DO THIS: Every line from the top of the records through the line containing "marker='o', ms=11, label=lab)" should be retyped exactly; the pictures should not.
** start AVAILABLE DATA **
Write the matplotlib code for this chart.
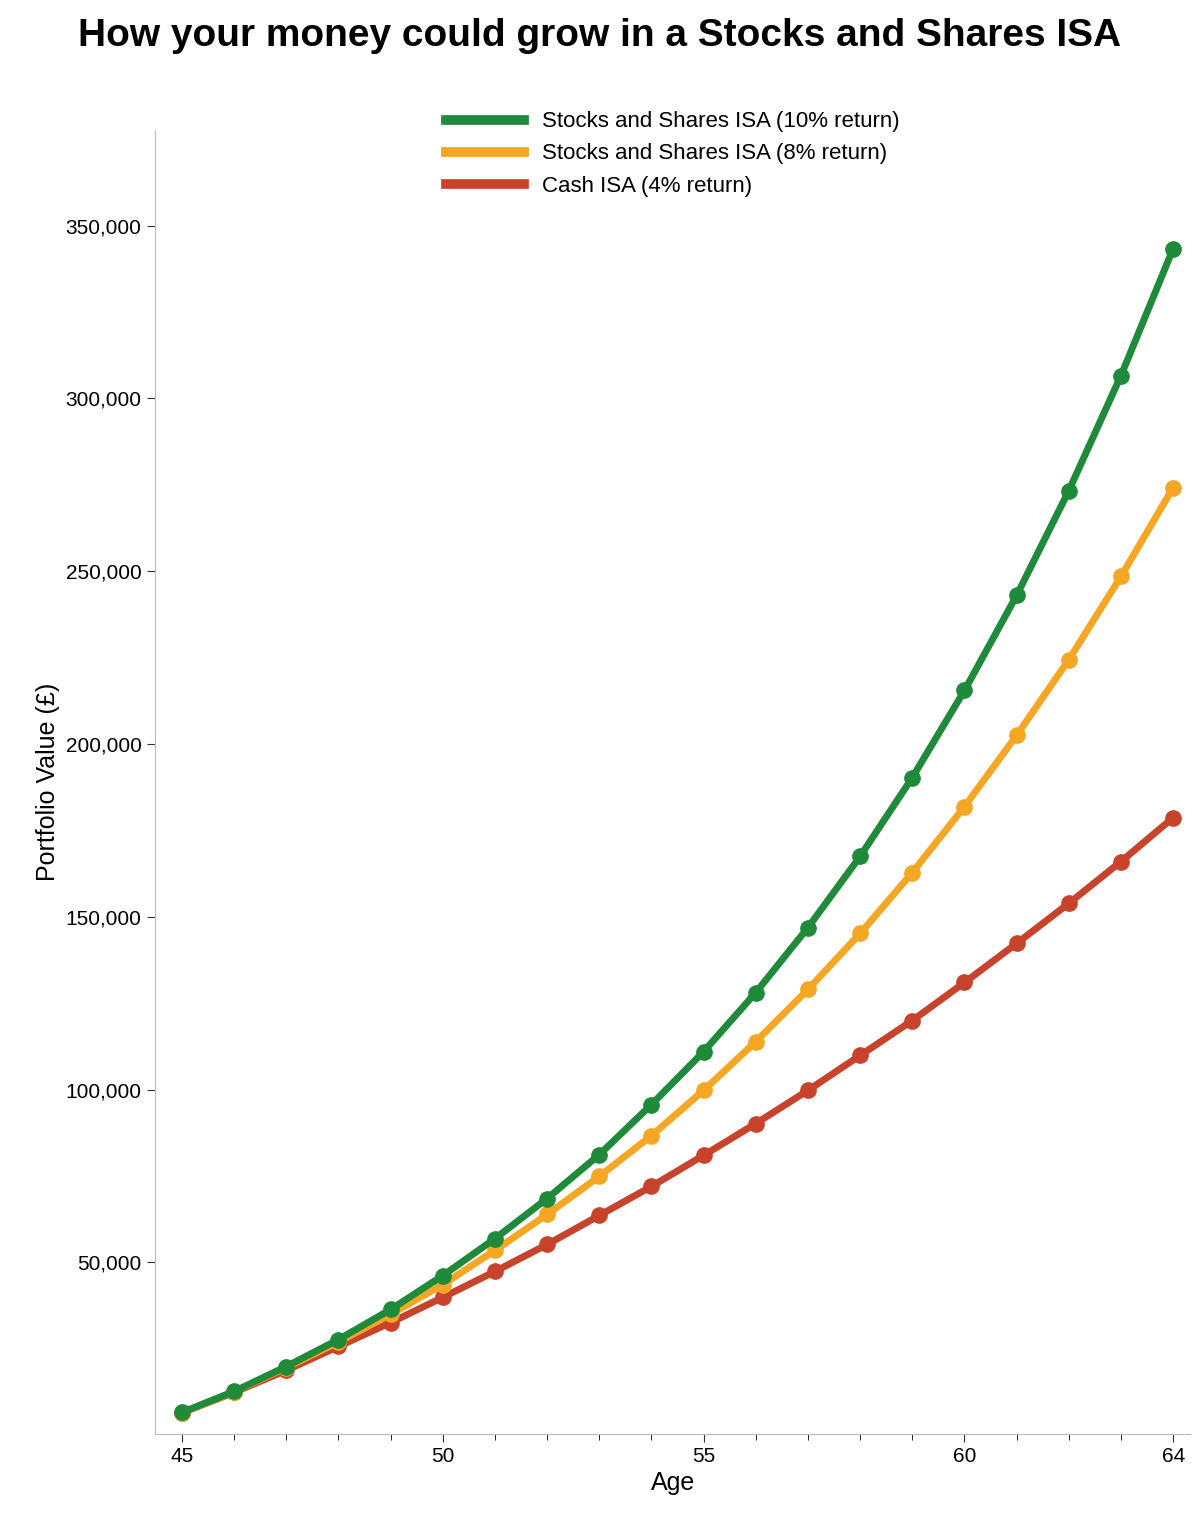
import matplotlib
matplotlib.use("Agg")
import matplotlib.pyplot as plt
from matplotlib.ticker import FuncFormatter, MultipleLocator

plt.rcParams['font.family'] = ['Liberation Sans', 'DejaVu Sans']

ages = list(range(45, 65))
isa10 = [6600, 12700, 19900, 27700, 36400, 46200, 56900, 68500, 81200, 95700, 111000,
         128100, 146900, 167500, 190300, 215500, 243000, 273300, 306600, 343300]
isa8 = [6500, 12600, 19600, 27000, 35000, 43600, 53500, 63900, 74900, 86700, 99800,
        113900, 129000, 145200, 162800, 181900, 202500, 224400, 248500, 274200]
cash4 = [6500, 12400, 18800, 25700, 32600, 39900, 47400, 55200, 63600, 72000, 81000,
         90200, 99800, 109900, 120000, 131000, 142300, 153900, 166000, 178700]
labels = ["Stocks and Shares ISA (10% return)", "Stocks and Shares ISA (8% return)", "Cash ISA (4% return)"]
colors = ["#1f8a3a", "#f5a623", "#c8432b"]

fig = plt.figure(figsize=(12, 15.17), dpi=100)
ax = fig.add_axes([0.129, 0.055, 0.863, 0.859])
for series, lab, col in [(cash4, labels[2], colors[2]), (isa8, labels[1], colors[1]), (isa10, labels[0], colors[0])]:
    ax.plot(ages, series, color=col, lw=5, marker='o', ms=11, label=lab)

h, l = ax.get_legend_handles_labels()
leg = ax.legend(h[::-1], l[::-1], loc='upper center', bbox_to_anchor=(0.5, 1.03), frameon=False,
                fontsize=16, handlelength=3.5, markerscale=0)
for line in leg.get_lines():
    line.set_marker('')
    line.set_linewidth(7)

ax.set_xlim(44.48, 64.33)
ax.set_ylim(500, 377500)
ax.xaxis.set_major_locator(MultipleLocator(5))
ax.xaxis.set_minor_locator(MultipleLocator(1))
ax.set_xticks([45, 50, 55, 60, 64])
ax.set_yticks([50000, 100000, 150000, 200000, 250000, 300000, 350000])
ax.yaxis.set_major_formatter(FuncFormatter(lambda v, p: f"{int(v):,}"))
ax.tick_params(labelsize=15, length=6, color='#333333')
ax.tick_params(which='minor', length=4)
for s in ['top', 'right']:
    ax.spines[s].set_visible(False)
for s in ['left', 'bottom']:
    ax.spines[s].set_color('#bbbbbb')
ax.set_xlabel("Age", fontsize=18)
ax.set_ylabel("Portfolio Value (£)", fontsize=18)
fig.suptitle("How your money could grow in a Stocks and Shares ISA", fontsize=28, fontweight='bold', y=0.988)
fig.savefig("out.png", dpi=100, facecolor='white')
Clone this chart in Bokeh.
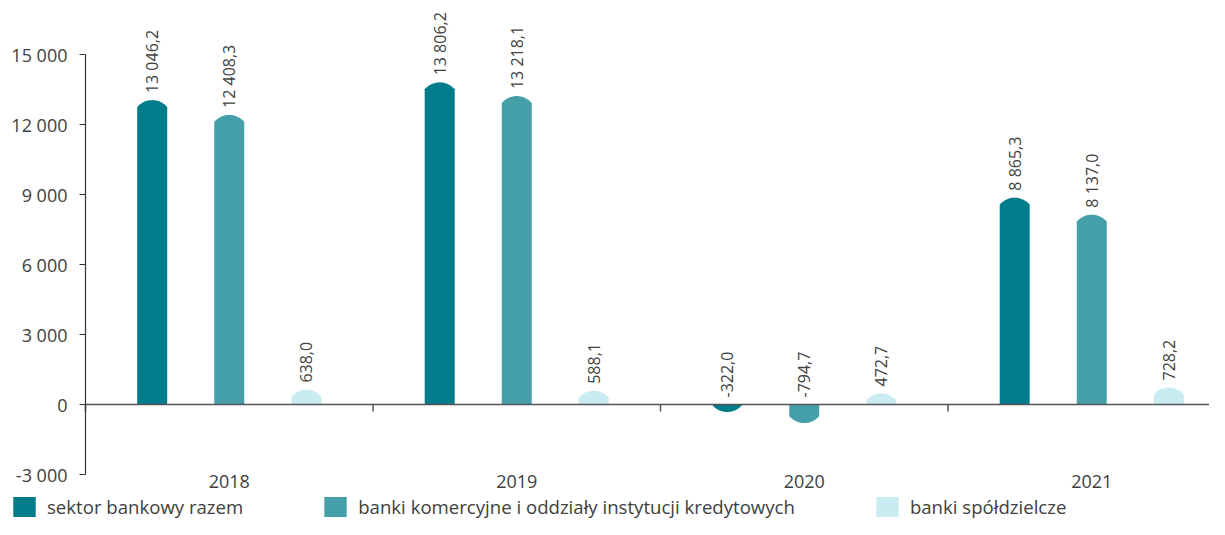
** end AVAILABLE DATA **
RESULT OF THE TASK:
Write the matplotlib code for this chart.
import matplotlib
matplotlib.use("Agg")
import matplotlib.pyplot as plt
from matplotlib.ticker import FuncFormatter, MultipleLocator

plt.rcParams['font.family'] = ['Liberation Sans', 'DejaVu Sans']

ages = list(range(45, 65))
isa10 = [6600, 12700, 19900, 27700, 36400, 46200, 56900, 68500, 81200, 95700, 111000,
         128100, 146900, 167500, 190300, 215500, 243000, 273300, 306600, 343300]
isa8 = [6500, 12600, 19600, 27000, 35000, 43600, 53500, 63900, 74900, 86700, 99800,
        113900, 129000, 145200, 162800, 181900, 202500, 224400, 248500, 274200]
cash4 = [6500, 12400, 18800, 25700, 32600, 39900, 47400, 55200, 63600, 72000, 81000,
         90200, 99800, 109900, 120000, 131000, 142300, 153900, 166000, 178700]
labels = ["Stocks and Shares ISA (10% return)", "Stocks and Shares ISA (8% return)", "Cash ISA (4% return)"]
colors = ["#1f8a3a", "#f5a623", "#c8432b"]

fig = plt.figure(figsize=(12, 15.17), dpi=100)
ax = fig.add_axes([0.129, 0.055, 0.863, 0.859])
for series, lab, col in [(cash4, labels[2], colors[2]), (isa8, labels[1], colors[1]), (isa10, labels[0], colors[0])]:
    ax.plot(ages, series, color=col, lw=5, marker='o', ms=11, label=lab)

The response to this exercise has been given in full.